Ramazan ayı, müminlerin dindarlığını daha yüksek bir seviyeye çıkarmak ve dindarlıklarını her türlü çelişkilerden kurtarmak için muhasebe imkanı sunduğunu, Ramazanı magazinleştirerek anlamsız tartışmalarla geçirmenin yanlış olacağını ifade eden Başkan Görmez şunları söyledi;
“Ramazan ayı, müminler olarak dindarlığımızı daha yüksek bir seviyeye çıkarmak, dindarlığımızı her türlü çelişkiden kurtarmak için çok büyük bir muhasebe imkanı sunar. Orucu neler bozar, neler bozmaz üzerinden Ramazanı magazinleştirerek geçirmek bize yakışmaz. Kalbin, aklın, ruhun, nefsin oruçları üzerinde durmalıyız. Dilin, kulağın, gözün oruçları üzerinde durmalıyız. Gerçekten orucun o hikmeti, o manası üzerinde durmalıyız. Bu büyük millete üç ramazandır ve Ramazanın her gecesinde imsak vaktinin ne zaman başladığını tartışmak Ramazanın o manevi iklimine yapılabilecek en büyük haksızlıktır. Öncelikle şunu ifade etmek isterim. Diyanet İşleri Başkanlığımız toplumu din konusunda bilgilendirirken Din İşleri Yüksek Kurulu ile birlikte tarihin derinliklerinde kalmış şaz ve marjinal görüşlerle amel etmez. Bunu milletimizin her ferdi bilmelidir. Biz tarihin imbiğinden süzülmüş doğru bilgileri ancak milletimize veririz.”
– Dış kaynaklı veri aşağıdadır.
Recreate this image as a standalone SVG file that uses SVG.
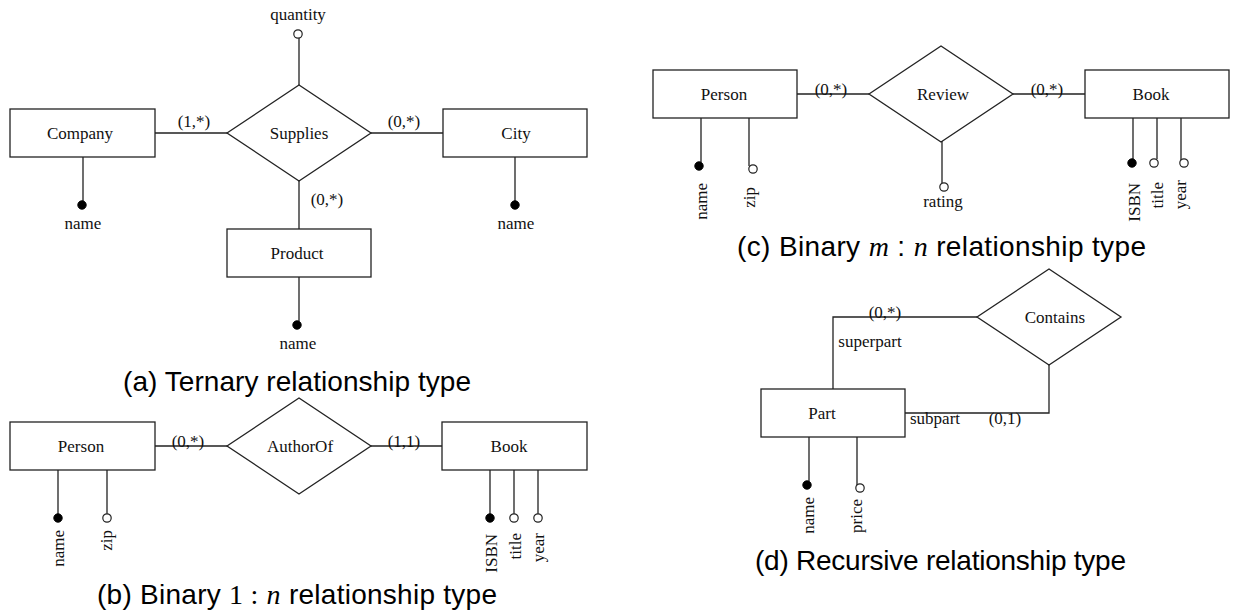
<svg xmlns="http://www.w3.org/2000/svg" width="1233" height="615" viewBox="0 0 1233 615">
<style>
.box{fill:#fff;stroke:#222;stroke-width:1.3}
.ln{fill:none;stroke:#222;stroke-width:1.3}
.t{font-family:"Liberation Serif","Times New Roman",serif;font-size:17px;fill:#111}
.c{text-anchor:middle}
.e{text-anchor:end}
.k{fill:#000;stroke:#000;stroke-width:1}
.o{fill:#fff;stroke:#222;stroke-width:1.2}
.cap{font-family:"Liberation Sans",Arial,sans-serif;font-size:28px;fill:#000}
.m{font-family:"Liberation Serif","Times New Roman",serif}
.mi{font-family:"Liberation Serif","Times New Roman",serif;font-style:italic}
</style>
<rect width="1233" height="615" fill="#fff"/>

<!-- connectors -->
<g id="connectors">
  <!-- (a) -->
  <path class="ln" d="M155,133H227 M371,133H443 M299,181V229 M299,38V85"/>
  <path class="ln" d="M83,157V201 M515,157V201 M299,277V321"/>
  <!-- (b) -->
  <path class="ln" d="M155,446H227 M371,446H442"/>
  <path class="ln" d="M58,470V514 M107,470V514 M490,470V514 M514,470V514 M538,470V514"/>
  <!-- (c) -->
  <path class="ln" d="M797,94H869 M1013,94H1085 M942,137V183"/>
  <path class="ln" d="M701,118V162 M749,118V166 M1133,118V159 M1157,118V159 M1181,118V160"/>
  <!-- (d) -->
  <path class="ln" d="M977,317H833V389 M905,413H1049V365"/>
  <path class="ln" d="M809,437V481 M857,437V485"/>
</g>

<!-- attribute markers -->
<g id="attr-circles">
  <circle class="o" cx="298" cy="34" r="4.2"/>
  <circle class="k" cx="82" cy="205" r="4.2"/>
  <circle class="k" cx="515" cy="205" r="4.2"/>
  <circle class="k" cx="297" cy="325" r="4.2"/>
  <circle class="k" cx="58" cy="518" r="4.2"/>
  <circle class="o" cx="107" cy="518" r="4.2"/>
  <circle class="k" cx="490" cy="518" r="4.2"/>
  <circle class="o" cx="514" cy="518" r="4.2"/>
  <circle class="o" cx="538" cy="518" r="4.2"/>
  <circle class="k" cx="699" cy="166" r="4.2"/>
  <circle class="o" cx="753" cy="169" r="4.2"/>
  <circle class="o" cx="944" cy="187" r="4.2"/>
  <circle class="k" cx="1132" cy="163" r="4.2"/>
  <circle class="o" cx="1154" cy="163" r="4.2"/>
  <circle class="o" cx="1184" cy="163" r="4.2"/>
  <circle class="k" cx="807" cy="485" r="4.2"/>
  <circle class="o" cx="860" cy="488" r="4.2"/>
</g>

<!-- (a) Ternary -->
<g id="a-company"><rect class="box" x="10" y="109" width="145" height="48"/><text class="t c" x="80" y="139">Company</text></g>
<g id="a-supplies"><polygon class="box" points="227,133 299,85 371,133 299,181"/><text class="t c" x="299" y="139">Supplies</text></g>
<g id="a-city"><rect class="box" x="443" y="109" width="144" height="48"/><text class="t c" x="516" y="139">City</text></g>
<g id="a-product"><rect class="box" x="227" y="229" width="144" height="48"/><text class="t c" x="297" y="259">Product</text></g>
<g id="a-labels">
  <text class="t c" x="298" y="20">quantity</text>
  <text class="t c" x="194" y="127">(1,*)</text>
  <text class="t c" x="404" y="127">(0,*)</text>
  <text class="t c" x="327" y="205">(0,*)</text>
  <text class="t c" x="83" y="229">name</text>
  <text class="t c" x="516" y="229">name</text>
  <text class="t c" x="298" y="349">name</text>
</g>
<text class="cap" x="123" y="391" textLength="348" lengthAdjust="spacing">(a) Ternary relationship type</text>

<!-- (b) Binary 1:n -->
<g id="b-person"><rect class="box" x="10" y="422" width="145" height="48"/><text class="t c" x="81" y="452">Person</text></g>
<g id="b-authorof"><polygon class="box" points="227,446 299,398 371,446 299,494"/><text class="t c" x="300" y="452">AuthorOf</text></g>
<g id="b-book"><rect class="box" x="442" y="422" width="145" height="48"/><text class="t c" x="509" y="452">Book</text></g>
<g id="b-labels">
  <text class="t c" x="188" y="447">(0,*)</text>
  <text class="t c" x="404" y="447">(1,1)</text>
  <text class="t e" transform="translate(64,530) rotate(-90)">name</text>
  <text class="t e" transform="translate(112,530) rotate(-90)">zip</text>
  <text class="t e" transform="translate(497,534) rotate(-90)">ISBN</text>
  <text class="t e" transform="translate(521,533) rotate(-90)">title</text>
  <text class="t e" transform="translate(544,533) rotate(-90)">year</text>
</g>
<text class="cap" x="97" y="604" textLength="400" lengthAdjust="spacing">(b) Binary <tspan class="m">1 :</tspan> <tspan class="mi">n</tspan> relationship type</text>

<!-- (c) Binary m:n -->
<g id="c-person"><rect class="box" x="653" y="70" width="144" height="48"/><text class="t c" x="724" y="100">Person</text></g>
<g id="c-review"><polygon class="box" points="869,94 941,46 1013,94 941,142"/><text class="t c" x="943" y="100">Review</text></g>
<g id="c-book"><rect class="box" x="1085" y="70" width="144" height="48"/><text class="t c" x="1151" y="100">Book</text></g>
<g id="c-labels">
  <text class="t c" x="831" y="95">(0,*)</text>
  <text class="t c" x="1047" y="95">(0,*)</text>
  <text class="t c" x="943" y="207">rating</text>
  <text class="t e" transform="translate(707,183) rotate(-90)">name</text>
  <text class="t e" transform="translate(755,187) rotate(-90)">zip</text>
  <text class="t e" transform="translate(1140,183) rotate(-90)">ISBN</text>
  <text class="t e" transform="translate(1163,182) rotate(-90)">title</text>
  <text class="t e" transform="translate(1186,180) rotate(-90)">year</text>
</g>
<text class="cap" x="737" y="256" textLength="409" lengthAdjust="spacing">(c) Binary <tspan class="mi">m</tspan> : <tspan class="mi">n</tspan> relationship type</text>

<!-- (d) Recursive -->
<g id="d-contains"><polygon class="box" points="977,317 1049,269 1121,317 1049,365"/><text class="t c" x="1055" y="323">Contains</text></g>
<g id="d-part"><rect class="box" x="761" y="389" width="144" height="48"/><text class="t c" x="822" y="419">Part</text></g>
<g id="d-labels">
  <text class="t c" x="885" y="318">(0,*)</text>
  <text class="t c" x="870" y="347">superpart</text>
  <text class="t c" x="935" y="424">subpart</text>
  <text class="t c" x="1005" y="424">(0,1)</text>
  <text class="t e" transform="translate(814,497) rotate(-90)">name</text>
  <text class="t e" transform="translate(862,499) rotate(-90)">price</text>
</g>
<text class="cap" x="755" y="570" textLength="371" lengthAdjust="spacing">(d) Recursive relationship type</text>
</svg>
İstanbul’daki dini cemaatlerin temsilcilerinin katıldığı iftar programına katılanlar arasında İstanbul Valisi Hüseyin Avni Mutlu, İstanbul Müftüsü Doç. Dr. Rahmi Yaran, Fener Rum Patriği Dimitri Bartholomeos, Türkiye Ermenileri Patrikhanesi Patrikvekili Başpiskopos Aram Ateşyan, Süryani Kadim Cemaati’nden Metropolit Yusuf Çetin, Süryani Katolik Cemaati’nden Korepiskopos Yusuf Sağ ve diğer cemaatlerin temsilcileriyle çok sayıda davetli katıldı.